Required work: Copy each line where the word "with" occurs.
-------- Data to use --------
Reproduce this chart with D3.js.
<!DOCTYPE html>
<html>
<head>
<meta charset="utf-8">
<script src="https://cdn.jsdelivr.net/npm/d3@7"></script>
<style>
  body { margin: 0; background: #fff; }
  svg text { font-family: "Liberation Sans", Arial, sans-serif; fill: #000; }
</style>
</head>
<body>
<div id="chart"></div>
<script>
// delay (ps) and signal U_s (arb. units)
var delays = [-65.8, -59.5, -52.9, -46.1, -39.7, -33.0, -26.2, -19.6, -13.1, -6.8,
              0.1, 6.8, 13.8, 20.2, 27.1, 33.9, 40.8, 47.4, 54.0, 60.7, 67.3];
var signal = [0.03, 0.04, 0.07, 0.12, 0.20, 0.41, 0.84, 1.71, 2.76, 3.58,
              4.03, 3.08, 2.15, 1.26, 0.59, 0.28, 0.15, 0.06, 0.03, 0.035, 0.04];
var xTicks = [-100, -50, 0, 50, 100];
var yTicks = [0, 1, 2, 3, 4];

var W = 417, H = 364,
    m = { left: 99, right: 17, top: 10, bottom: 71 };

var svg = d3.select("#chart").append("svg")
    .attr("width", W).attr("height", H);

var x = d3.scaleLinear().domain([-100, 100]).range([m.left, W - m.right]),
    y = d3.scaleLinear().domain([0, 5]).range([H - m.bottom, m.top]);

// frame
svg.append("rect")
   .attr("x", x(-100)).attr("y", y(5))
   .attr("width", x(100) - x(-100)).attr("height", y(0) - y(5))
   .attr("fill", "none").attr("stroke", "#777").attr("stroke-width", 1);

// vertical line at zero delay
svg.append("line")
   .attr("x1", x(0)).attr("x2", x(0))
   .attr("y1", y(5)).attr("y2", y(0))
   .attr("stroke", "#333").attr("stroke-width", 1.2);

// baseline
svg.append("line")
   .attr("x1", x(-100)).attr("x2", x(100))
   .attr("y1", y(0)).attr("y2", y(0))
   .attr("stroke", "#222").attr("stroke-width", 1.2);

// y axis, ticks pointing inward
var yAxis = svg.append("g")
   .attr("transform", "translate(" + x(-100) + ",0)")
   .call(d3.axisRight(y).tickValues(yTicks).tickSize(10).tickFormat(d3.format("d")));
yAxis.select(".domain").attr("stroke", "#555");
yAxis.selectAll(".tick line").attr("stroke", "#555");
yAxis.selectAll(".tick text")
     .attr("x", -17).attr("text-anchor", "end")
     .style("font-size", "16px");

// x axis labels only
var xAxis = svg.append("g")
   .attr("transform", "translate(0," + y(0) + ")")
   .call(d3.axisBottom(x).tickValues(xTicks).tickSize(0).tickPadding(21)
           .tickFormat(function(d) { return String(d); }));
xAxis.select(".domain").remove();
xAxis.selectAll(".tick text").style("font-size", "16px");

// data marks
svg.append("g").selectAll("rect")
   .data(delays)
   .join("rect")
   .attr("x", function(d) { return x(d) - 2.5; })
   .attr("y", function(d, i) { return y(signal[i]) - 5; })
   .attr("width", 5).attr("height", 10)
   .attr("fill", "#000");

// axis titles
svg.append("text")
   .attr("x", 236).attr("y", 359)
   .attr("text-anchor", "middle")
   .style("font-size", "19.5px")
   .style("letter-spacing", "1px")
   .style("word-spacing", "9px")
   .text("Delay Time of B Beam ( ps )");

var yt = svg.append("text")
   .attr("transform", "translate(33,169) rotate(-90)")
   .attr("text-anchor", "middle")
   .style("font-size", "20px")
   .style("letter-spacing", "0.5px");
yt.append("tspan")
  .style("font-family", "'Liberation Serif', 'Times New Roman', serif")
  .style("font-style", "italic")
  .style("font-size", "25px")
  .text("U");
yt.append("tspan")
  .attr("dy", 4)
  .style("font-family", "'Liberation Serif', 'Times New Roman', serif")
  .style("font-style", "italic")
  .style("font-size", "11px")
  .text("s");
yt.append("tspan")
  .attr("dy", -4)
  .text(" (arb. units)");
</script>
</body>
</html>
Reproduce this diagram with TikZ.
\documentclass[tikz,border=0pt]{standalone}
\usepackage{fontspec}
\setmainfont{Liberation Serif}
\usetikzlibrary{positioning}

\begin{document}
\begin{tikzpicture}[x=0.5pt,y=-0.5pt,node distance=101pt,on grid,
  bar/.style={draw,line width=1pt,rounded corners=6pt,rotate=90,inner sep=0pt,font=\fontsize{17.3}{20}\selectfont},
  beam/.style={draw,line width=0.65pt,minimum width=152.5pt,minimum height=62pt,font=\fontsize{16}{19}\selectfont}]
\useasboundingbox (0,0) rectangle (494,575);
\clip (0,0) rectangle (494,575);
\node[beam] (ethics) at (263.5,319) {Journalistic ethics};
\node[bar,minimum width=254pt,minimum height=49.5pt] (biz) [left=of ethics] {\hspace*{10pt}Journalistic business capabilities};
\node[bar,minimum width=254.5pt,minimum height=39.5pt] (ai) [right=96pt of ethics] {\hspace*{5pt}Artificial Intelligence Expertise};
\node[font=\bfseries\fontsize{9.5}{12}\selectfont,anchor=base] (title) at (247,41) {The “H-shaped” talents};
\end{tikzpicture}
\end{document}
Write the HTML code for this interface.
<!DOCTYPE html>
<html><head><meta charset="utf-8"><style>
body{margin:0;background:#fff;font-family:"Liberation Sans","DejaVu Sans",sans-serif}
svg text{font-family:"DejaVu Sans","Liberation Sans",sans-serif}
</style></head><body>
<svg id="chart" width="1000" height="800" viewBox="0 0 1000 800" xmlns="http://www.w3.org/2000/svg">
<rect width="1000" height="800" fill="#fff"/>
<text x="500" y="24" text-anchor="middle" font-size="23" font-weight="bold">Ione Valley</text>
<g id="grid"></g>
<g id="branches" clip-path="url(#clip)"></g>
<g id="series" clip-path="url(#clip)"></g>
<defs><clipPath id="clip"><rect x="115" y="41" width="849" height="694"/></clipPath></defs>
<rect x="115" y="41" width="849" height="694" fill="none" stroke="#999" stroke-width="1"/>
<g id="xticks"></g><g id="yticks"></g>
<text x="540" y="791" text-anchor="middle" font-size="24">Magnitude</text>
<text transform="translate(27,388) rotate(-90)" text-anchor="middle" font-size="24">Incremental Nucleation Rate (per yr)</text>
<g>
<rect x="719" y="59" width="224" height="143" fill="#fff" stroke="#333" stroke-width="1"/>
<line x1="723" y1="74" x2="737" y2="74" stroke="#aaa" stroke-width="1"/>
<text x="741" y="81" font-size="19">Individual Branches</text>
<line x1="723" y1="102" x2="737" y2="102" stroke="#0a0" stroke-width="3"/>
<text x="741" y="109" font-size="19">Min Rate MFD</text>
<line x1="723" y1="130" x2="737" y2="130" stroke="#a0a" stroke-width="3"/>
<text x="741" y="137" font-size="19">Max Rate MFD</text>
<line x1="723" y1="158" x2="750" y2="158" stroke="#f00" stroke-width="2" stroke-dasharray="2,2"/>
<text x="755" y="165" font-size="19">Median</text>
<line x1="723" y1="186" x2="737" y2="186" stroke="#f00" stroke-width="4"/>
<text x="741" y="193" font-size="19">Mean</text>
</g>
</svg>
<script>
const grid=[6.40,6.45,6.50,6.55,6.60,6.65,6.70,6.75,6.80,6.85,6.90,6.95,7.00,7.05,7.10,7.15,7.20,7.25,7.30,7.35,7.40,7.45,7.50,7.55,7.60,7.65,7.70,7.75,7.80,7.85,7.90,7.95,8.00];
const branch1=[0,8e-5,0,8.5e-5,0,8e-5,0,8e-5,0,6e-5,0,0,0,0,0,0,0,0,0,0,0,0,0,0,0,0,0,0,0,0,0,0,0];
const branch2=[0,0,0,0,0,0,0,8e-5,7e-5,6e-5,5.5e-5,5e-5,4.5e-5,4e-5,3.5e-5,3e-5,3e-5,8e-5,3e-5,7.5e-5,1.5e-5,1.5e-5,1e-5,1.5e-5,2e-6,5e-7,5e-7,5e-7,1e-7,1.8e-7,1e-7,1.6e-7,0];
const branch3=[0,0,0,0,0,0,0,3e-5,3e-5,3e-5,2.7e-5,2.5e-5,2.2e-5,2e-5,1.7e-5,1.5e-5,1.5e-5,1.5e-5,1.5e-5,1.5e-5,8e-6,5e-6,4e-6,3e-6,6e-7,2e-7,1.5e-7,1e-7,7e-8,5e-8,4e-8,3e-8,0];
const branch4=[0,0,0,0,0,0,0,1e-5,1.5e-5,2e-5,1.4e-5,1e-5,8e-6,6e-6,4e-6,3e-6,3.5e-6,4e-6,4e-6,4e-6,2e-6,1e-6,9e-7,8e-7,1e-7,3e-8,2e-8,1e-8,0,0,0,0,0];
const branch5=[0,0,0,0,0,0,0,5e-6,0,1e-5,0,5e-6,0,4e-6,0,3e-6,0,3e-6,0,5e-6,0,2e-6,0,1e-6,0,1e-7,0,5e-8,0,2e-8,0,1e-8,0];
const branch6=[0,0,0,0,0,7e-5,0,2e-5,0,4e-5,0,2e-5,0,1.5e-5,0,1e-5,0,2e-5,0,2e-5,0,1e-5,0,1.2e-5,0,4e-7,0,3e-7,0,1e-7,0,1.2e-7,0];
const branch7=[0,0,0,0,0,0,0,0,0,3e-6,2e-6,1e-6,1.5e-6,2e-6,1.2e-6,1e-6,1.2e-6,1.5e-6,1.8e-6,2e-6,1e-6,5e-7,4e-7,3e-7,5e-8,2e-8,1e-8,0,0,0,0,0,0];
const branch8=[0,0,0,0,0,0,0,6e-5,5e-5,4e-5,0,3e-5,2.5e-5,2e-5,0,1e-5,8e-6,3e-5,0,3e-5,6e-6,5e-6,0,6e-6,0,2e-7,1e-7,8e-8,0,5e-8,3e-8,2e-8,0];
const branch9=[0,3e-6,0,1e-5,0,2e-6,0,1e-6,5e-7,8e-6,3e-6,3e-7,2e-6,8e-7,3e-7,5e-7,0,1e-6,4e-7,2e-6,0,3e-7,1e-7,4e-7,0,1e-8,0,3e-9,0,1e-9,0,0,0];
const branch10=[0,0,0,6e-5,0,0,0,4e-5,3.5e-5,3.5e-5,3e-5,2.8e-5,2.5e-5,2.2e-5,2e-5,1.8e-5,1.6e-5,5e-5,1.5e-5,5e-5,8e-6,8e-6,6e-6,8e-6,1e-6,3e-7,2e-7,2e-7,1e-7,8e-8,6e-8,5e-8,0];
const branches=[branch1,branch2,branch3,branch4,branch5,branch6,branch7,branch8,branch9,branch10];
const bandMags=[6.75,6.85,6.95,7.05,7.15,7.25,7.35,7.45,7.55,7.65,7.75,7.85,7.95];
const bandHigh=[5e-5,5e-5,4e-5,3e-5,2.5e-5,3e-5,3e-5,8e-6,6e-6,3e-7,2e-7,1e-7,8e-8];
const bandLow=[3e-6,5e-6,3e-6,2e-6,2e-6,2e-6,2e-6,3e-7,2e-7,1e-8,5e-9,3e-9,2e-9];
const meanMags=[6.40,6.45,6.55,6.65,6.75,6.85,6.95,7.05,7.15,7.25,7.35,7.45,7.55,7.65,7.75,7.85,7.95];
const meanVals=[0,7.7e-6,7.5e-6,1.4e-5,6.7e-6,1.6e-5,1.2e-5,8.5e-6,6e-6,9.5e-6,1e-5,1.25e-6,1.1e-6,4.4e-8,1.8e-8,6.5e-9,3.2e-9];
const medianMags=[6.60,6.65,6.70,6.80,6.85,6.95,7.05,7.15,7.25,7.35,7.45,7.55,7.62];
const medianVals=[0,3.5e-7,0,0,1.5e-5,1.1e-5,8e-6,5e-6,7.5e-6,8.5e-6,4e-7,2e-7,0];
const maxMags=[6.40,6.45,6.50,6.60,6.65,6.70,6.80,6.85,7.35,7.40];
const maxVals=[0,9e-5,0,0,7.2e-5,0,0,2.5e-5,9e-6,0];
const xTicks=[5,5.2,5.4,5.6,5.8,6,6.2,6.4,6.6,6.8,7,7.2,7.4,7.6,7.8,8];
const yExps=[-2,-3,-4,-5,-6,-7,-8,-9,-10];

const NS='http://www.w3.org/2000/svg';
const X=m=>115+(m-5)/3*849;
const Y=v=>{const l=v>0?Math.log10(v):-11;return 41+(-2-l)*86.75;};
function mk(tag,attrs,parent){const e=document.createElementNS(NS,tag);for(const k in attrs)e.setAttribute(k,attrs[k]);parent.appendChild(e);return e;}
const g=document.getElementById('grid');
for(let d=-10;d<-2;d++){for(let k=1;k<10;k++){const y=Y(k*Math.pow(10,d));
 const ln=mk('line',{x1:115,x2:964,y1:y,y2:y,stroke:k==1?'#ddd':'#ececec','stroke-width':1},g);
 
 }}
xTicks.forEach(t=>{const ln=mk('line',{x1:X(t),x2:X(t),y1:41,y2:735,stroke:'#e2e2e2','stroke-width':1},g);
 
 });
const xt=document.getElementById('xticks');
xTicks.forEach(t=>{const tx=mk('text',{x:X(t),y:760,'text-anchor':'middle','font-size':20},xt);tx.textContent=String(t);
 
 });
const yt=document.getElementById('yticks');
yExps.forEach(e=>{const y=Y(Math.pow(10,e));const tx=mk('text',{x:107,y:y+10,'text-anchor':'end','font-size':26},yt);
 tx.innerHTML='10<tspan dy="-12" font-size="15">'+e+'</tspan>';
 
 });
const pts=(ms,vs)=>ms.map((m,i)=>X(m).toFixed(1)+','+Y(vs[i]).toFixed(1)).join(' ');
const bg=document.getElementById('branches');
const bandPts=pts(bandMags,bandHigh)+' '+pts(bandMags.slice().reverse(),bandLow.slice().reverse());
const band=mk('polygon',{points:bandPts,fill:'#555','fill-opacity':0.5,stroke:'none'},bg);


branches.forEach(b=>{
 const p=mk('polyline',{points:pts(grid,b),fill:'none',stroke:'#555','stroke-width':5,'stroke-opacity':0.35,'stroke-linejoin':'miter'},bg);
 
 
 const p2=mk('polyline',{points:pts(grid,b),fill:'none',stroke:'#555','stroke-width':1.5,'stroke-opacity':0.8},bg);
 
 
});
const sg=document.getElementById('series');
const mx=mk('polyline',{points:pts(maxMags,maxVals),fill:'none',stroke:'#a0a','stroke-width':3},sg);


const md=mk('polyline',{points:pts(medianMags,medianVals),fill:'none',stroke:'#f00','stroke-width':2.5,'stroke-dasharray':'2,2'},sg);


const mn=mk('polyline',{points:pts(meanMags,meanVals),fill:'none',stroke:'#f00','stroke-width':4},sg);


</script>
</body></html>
--------
Task output:
Reproduce this chart with D3.js.
Reproduce this diagram with TikZ.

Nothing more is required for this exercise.